En conseil des ministres 21 septembre 2022, le gouvernement a annoncé la transmission à l’Assemblée nationale du projet de loi portant modification et complément de la loi n°2018-14 du 18 mai 2018 portant code de procédure pénale en République du Bénin. C’est un projet de loi pour permettre au président de la république de suspendre l’exécution d’une décision de justice. « … tout aménagement normatif infra – constitutionnel qui confère un pouvoir d’immixtion au président de la république violerait la constitution», dixit l’homme de droit Franck OKE, réagit l’homme de droit, Franck OKE.

Le conseil rappelle qu’en vue d’humaniser et de moderniser les peines prévues par le code pénal, le législateur béninois a supprimé la peine de mort, les travaux forcés, puis introduit les peines alternatives et renforcé le régime de l’aménagement des peines.

Toutefois, fait savoir le gouvernement Talon, les restrictions et conditions légales pour jouir de ces mesures en limitent la portée. En effet, elles ne sont admises que pour les peines correctionnelles, excluant dès lors les personnes condamnées pour des faits criminels. Elles ne permettent donc pas au gouvernement d’apporter des réponses adaptées aux situations exceptionnelles d’ordre social et humanitaire. C’est pourquoi, explique l’Exécutif,  il apparaît nécessaire de compléter le dispositif de la libération anticipée.

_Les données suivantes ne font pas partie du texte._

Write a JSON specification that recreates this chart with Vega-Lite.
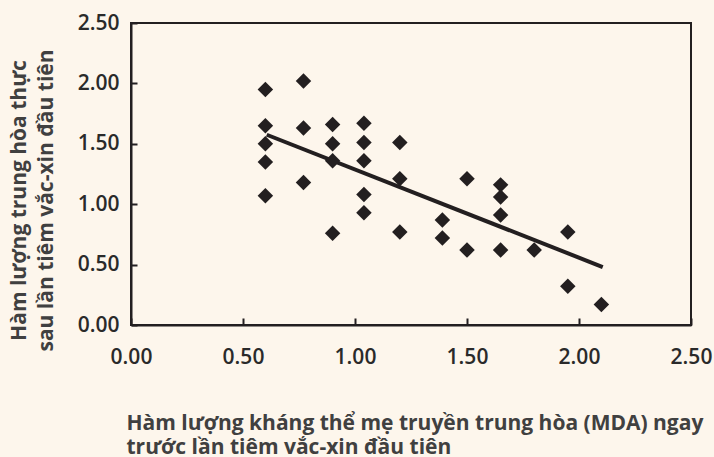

Selon le gouvernement, la réforme proposée vise à conférer au Président de la République, après avis conforme du Conseil supérieur de la Magistrature, le pouvoir d’ordonner la suspension de l’exécution de la peine lorsque celle-ci est justifiée pour des raisons sociales et humanitaires.

Dans les dispositions du projet de loi, « les condamnés à une peine privative de liberté peuvent également et exceptionnellement bénéficier de la suspension de l’exécution de la peine lorsque, l’exécution entamée, il est établi à leur égard une conduite de nature à justifier la mesure ou que celle-ci est dictée par les considérations d’ordre social et humanitaire significatives ».

Le texte soumis à l’étude de l’Assemblée nationale par le gouvernement précise que cette suspension est faite à la requête de la personne condamnée, pour une durée qui ne saurait excéder 5 années civiles, renouvelable une seule fois. En plus, aucune suspension de l’exécution de la peine ne saurait excéder 10 ans, mais lorsqu’après le renouvellement, la durée de 10 années est expirée, la suspension produit les effets d’une grâce présidentielle.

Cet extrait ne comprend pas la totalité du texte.